When you begin your prep, there will be lots of times when you would wish that you had paid more attention in school! For those who did, the prep becomes easier because they just have to build further on it and not start from scratch. There were a lot of topics I encountered for which I just had to study the advanced bits. But don’t lose heart if your concepts are not clear. There is ample time to read the NCERTs and understand them. At this age, your level of comprehension has increased and you will easily grasp the concepts from the junior class NCERTs. Do not attempt to study the advanced topics before you clear your basics. This approach will only dishearten you and make the otherwise easy topic appear difficult.


Subscribe to The Hindu/Indian Express as well as get the PIB app, the day you decide to appear for this exam. You may reserve different days for different subjects, but the newspaper is and should be a daily staple till the interview stage. Reading the news and staying up-to-date with current affairs is not only crucial as per the new trend of questions, it also helps in shaping your personality. Being well-read and having knowledge on a certain matter gives you an inherent confidence that reflects in your demeanor. Don’t just read the news, find the background, analyse it and then critique it too.
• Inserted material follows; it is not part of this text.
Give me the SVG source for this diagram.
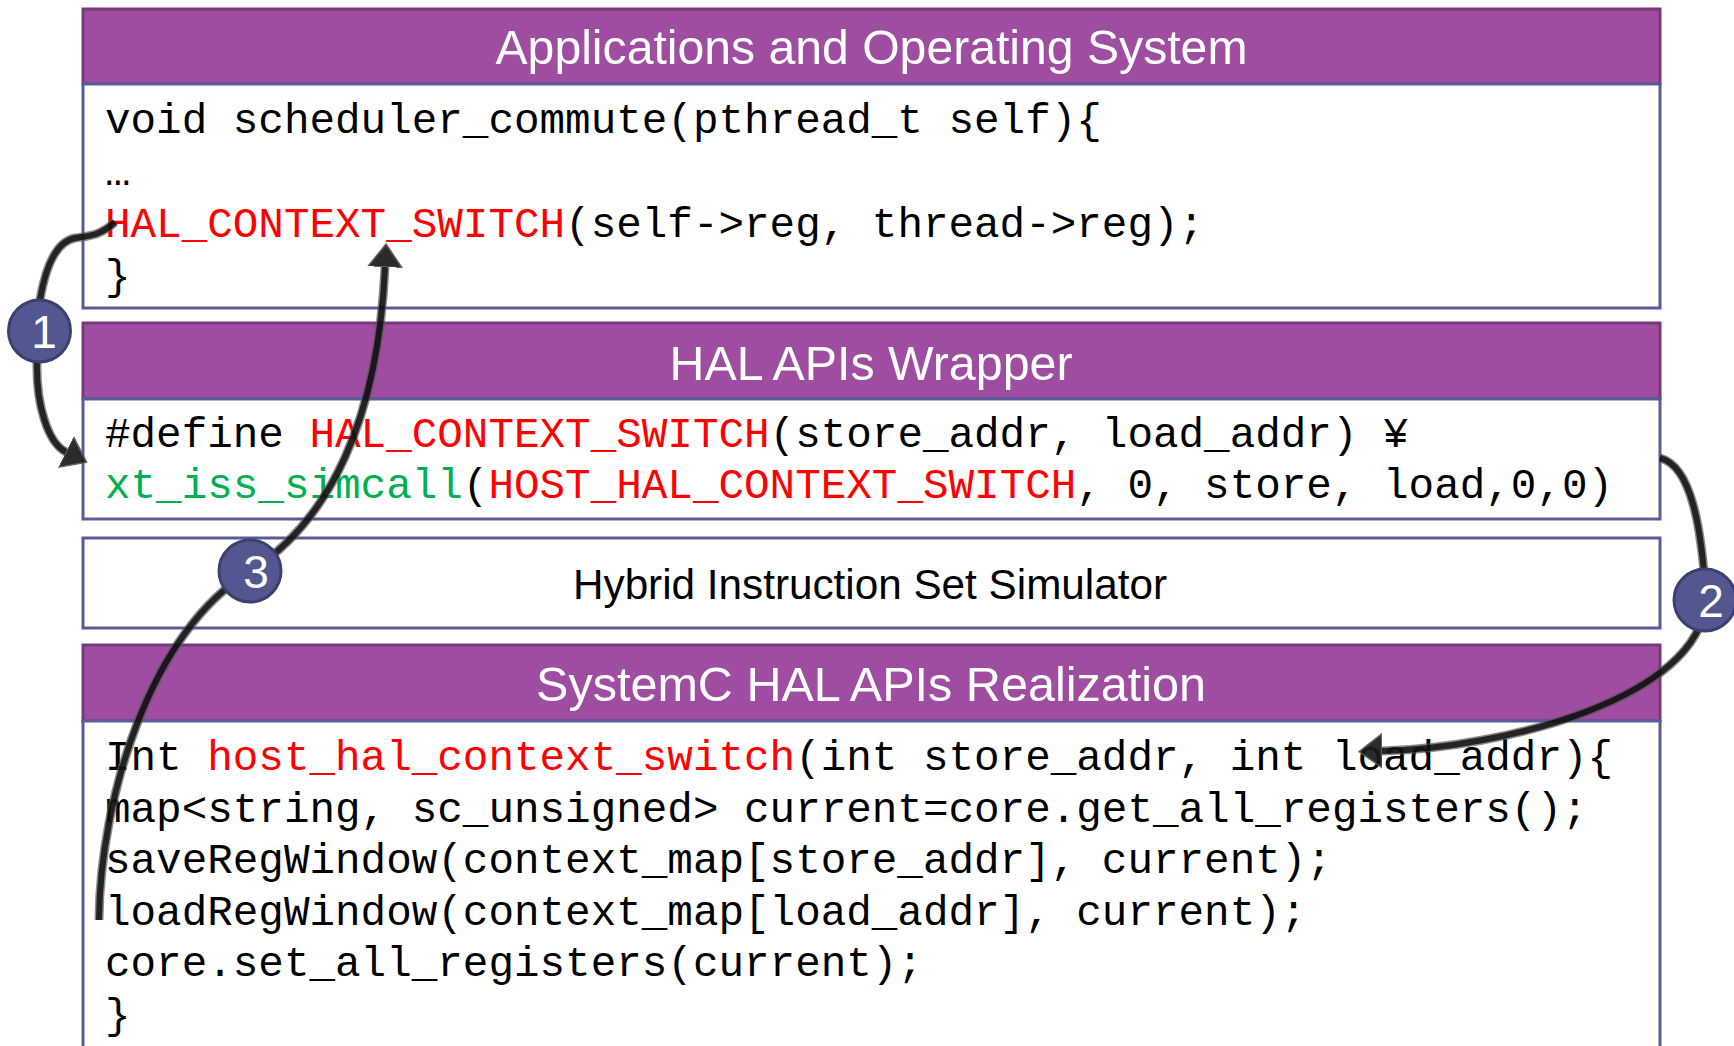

This habit will also help you write better answers in the Mains, regardless of the subject as well as perform well in the interview.


The Civil Services exam is not called the mother of all exams for no reason! Preparing for it requires not just hard work and perseverance, but also altering your lifestyle. An important change to make would be to limit the use of social media as well as your social interactions with the world. You will have to get your priorities straight for the one year of your prelims prep and the six months of Mains afterwards. I initially thought I could balance the two, but soon realized my folly! It is difficult to keep tab of time once you are on social media and you end up missing your deadlines. You may keep some time for these things but remember to stick to that time limit.


Setting personal goals for the day as well as months is an excellent way to finish the syllabus in time and get the maximum out of your day. I found it extremely useful and beneficial in my prep. By setting deadlines and a time limit for everything, I was able to optimize my time. It helped me focus on my studies and flush out other redundant activities. Design a time-table for yourself and you will see the difference in both the quantity as well as quality of your studies.


The preparation for UPSC tends to tire you and there will be times when you feel like giving up. I too had such days during my preparation. But rather than giving up I tried to find ways to keep going. One thing that really helped me was listening to the topper’s interviews. Hearing about their journey, identifying with their challenges and realizing that they are as human as me, was a satisfying experience. It kept me on track and infused new motivation.


If like me, you too are doing self-prep, there will be times when you are unable to understand a concept or are bored of reading. To overcome this, I watched online videos for a lot of topics. Not only did they help me grasp a topic better, they also saved me time. For example, if reading and comprehending a topic took me an hour on my own, I could do the same by just watching a 15 minute video! Also, some people retain such information better than reading from books.

Hope you find these tips useful in your preparation.